I've been told I have a way of seeing things. But I don't see it. I just take pictures the way I take pictures. I don't know any other way.
 
I have a style that people recognize when they see my work in galleries and exhibits. It comes from having worked on several very long term projects over a period of years (two of my projects have each taken over a decade and are still in progress). I think the reason many photographers never develop a style is that they are snappers, not artists with something to say. I've noticed over the years that photography as a hobby attracts people who own expensive cameras and never produce anything with them.

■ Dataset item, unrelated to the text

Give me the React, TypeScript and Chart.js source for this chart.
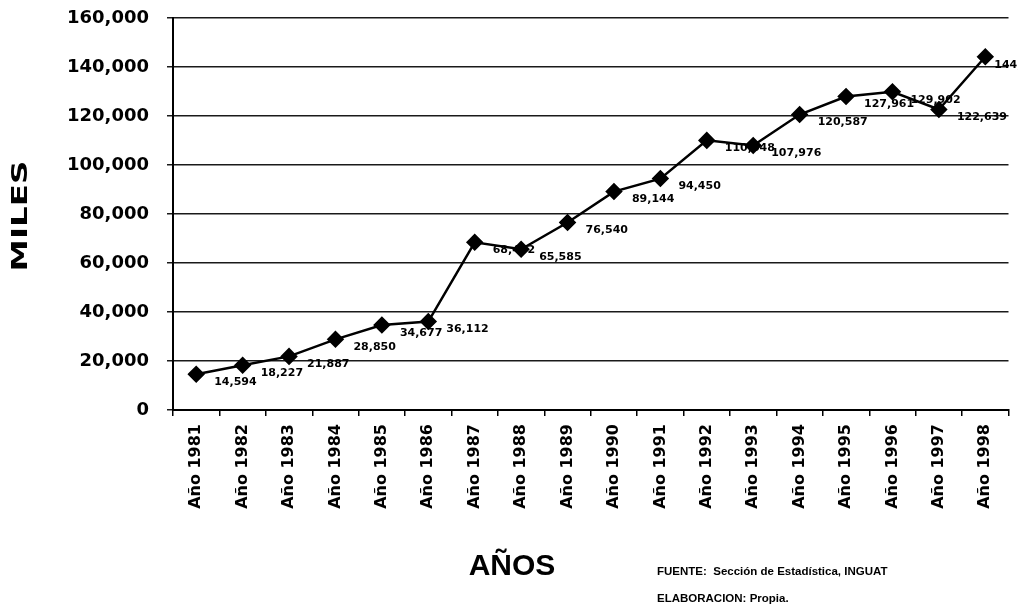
import React, { useEffect, useRef } from "react";
import { Chart, registerables } from "chart.js";

Chart.register(...registerables);

const years: string[] = [
  "Año 1981", "Año 1982", "Año 1983", "Año 1984", "Año 1985", "Año 1986",
  "Año 1987", "Año 1988", "Año 1989", "Año 1990", "Año 1991", "Año 1992",
  "Año 1993", "Año 1994", "Año 1995", "Año 1996", "Año 1997", "Año 1998",
];

const visitantes: number[] = [
  14594, 18227, 21887, 28850, 34677, 36112, 68452, 65585, 76540, 89144,
  94450, 110048, 107976, 120587, 127961, 129902, 122639, 144180,
];

const yTicks: number[] = [0, 20000, 40000, 60000, 80000, 100000, 120000, 140000, 160000];

const yTitle = "MILES";
const xTitle = "AÑOS";
const sourceLine = "FUENTE:  Sección de Estadística, INGUAT";
const authorLine = "ELABORACION: Propia.";

const fmt = (v: number) => v.toLocaleString("en-US");

export default function App() {
  const ref = useRef<HTMLCanvasElement | null>(null);

  useEffect(() => {
    document.body.style.margin = "0";
    const canvas = ref.current;
    if (!canvas) return;

    const labelsPlugin = {
      id: "pointLabels",
      afterDatasetsDraw(chart: any) {
        const ctx = chart.ctx;
        const meta = chart.getDatasetMeta(0);
        ctx.save();
        ctx.fillStyle = "#000";
        ctx.font = "bold 11px 'DejaVu Sans'";
        ctx.textAlign = "left";
        ctx.textBaseline = "middle";
        meta.data.forEach((pt: any, i: number) => {
          const dx = i === visitantes.length - 1 ? 9 : 18;
          ctx.fillText(fmt(visitantes[i]), pt.x + dx, pt.y + 8);
        });
        ctx.restore();
      },
    };

    const titlesPlugin = {
      id: "titles",
      afterDraw(chart: any) {
        const ctx = chart.ctx;
        ctx.save();
        ctx.fillStyle = "#000";
        ctx.save();
        ctx.translate(22, 216);
        ctx.rotate(-Math.PI / 2);
        ctx.scale(1.55, 1);
        ctx.font = "bold 21px 'DejaVu Sans'";
        ctx.textAlign = "center";
        ctx.textBaseline = "middle";
        ctx.fillText(yTitle, 0, 0);
        ctx.restore();
        ctx.font = "bold 30px 'Liberation Sans Narrow', 'Liberation Sans'";
        ctx.textAlign = "center";
        ctx.textBaseline = "alphabetic";
        ctx.fillText(xTitle, 512, 575);
        ctx.font = "bold 11.5px 'Liberation Sans'";
        ctx.textAlign = "left";
        ctx.textBaseline = "middle";
        ctx.fillText(sourceLine, 657, 572);
        ctx.fillText(authorLine, 657, 599);
        ctx.restore();
      },
    };

    const bgPlugin = {
      id: "bg",
      beforeDraw(chart: any) {
        const ctx = chart.ctx;
        ctx.save();
        ctx.fillStyle = "#fff";
        ctx.fillRect(0, 0, chart.width, chart.height);
        ctx.restore();
      },
    };

    const chart = new Chart(canvas, {
      type: "line",
      data: {
        labels: years,
        datasets: [
          {
            data: visitantes,
            borderColor: "#000",
            backgroundColor: "#000",
            borderWidth: 2.5,
            pointStyle: "rectRot",
            pointRadius: 7,
            pointBackgroundColor: "#000",
            pointBorderColor: "#000",
            tension: 0,
          },
        ],
      },
      options: {
        responsive: false,
        animation: false,
        devicePixelRatio: 1,
        layout: { padding: { left: 0, right: 8, top: 18, bottom: 0 } },
        plugins: {
          legend: { display: false },
          tooltip: { enabled: false },
          title: { display: false },
        },
        scales: {
          x: {
            type: "category",
            offset: true,
            grid: {
              display: true,
              drawOnChartArea: false,
              drawTicks: true,
              tickLength: 6,
              color: "#000",
              offset: true,
              lineWidth: 1.5,
            },
            border: { display: true, color: "#000", width: 2 },
            ticks: {
              autoSkip: false,
              maxRotation: 90,
              minRotation: 90,
              padding: 8,
              color: "#000",
              font: { family: "'DejaVu Sans'", size: 16, weight: "bold" },
            },
            afterFit(scale: any) {
              scale.height = 198;
              scale.paddingLeft = 0;
              scale.paddingRight = 0;
            },
          },
          y: {
            min: 0,
            max: 160000,
            afterBuildTicks(scale: any) {
              scale.ticks = yTicks.map((v) => ({ value: v }));
            },
            grid: {
              color: "#1a1a1a",
              lineWidth: 1.5,
              tickLength: 6,
            },
            border: { display: true, color: "#000", width: 2 },
            ticks: {
              padding: 18,
              color: "#000",
              font: { family: "'DejaVu Sans'", size: 18, weight: "bold" },
              callback: (v: any) => fmt(Number(v)),
            },
            afterFit(scale: any) {
              scale.width = 173;
              scale.paddingTop = 0;
              scale.paddingBottom = 0;
            },
          },
        },
      },
      plugins: [bgPlugin, labelsPlugin, titlesPlugin],
    } as any);

    return () => chart.destroy();
  }, []);

  return (
    <div style={{ position: "absolute", left: 0, top: 0, width: 1018, height: 608, background: "#fff" }}>
      <canvas ref={ref} width={1018} height={608} style={{ display: "block" }} />
    </div>
  );
}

There's also those who do take a lot of photos, many of them quite good, but they photograph in a disorganized way that reflects the fact that they are not interested in anything specific. Instead they constantly search for the 'pretty picture', and they might end up with many good images but as a whole their body of work does not show a as the life's work of an artist with a vision or a message.

You certainly do have an arrogant style!
 
I'm positive that I have an inate style, although a lot of what I've shot over the years was art directed by somebody else and/or had to fit a particular space in a publication. The past year or so I've been going back through boxes of all the old stuff I have, boxes of negatives and contact sheets, prints, tear sheets, all the stuff we acumulate over the years. I's easy to compare the contact sheets from shoots in the early 1960's, when I first started out, with similar shoots made during all the years up to the present.

Both my personal work and my editorial photographs I think show a consistancy of style over the decades. I like to work in close, and I love shooting with ultra wide angle lenses. Some of my best work over the years was done with 19, 20, and 21mm lenses, and more recently I've been doing a lot of shooting with a 15mm lens. I love the effect of the forced perspective, and I have clients that love it also.
 
This thread made me realize that I have done my photography with the same mindset as I did my master's thesis. LOL. Old habits. Not a bad way to go, I guess.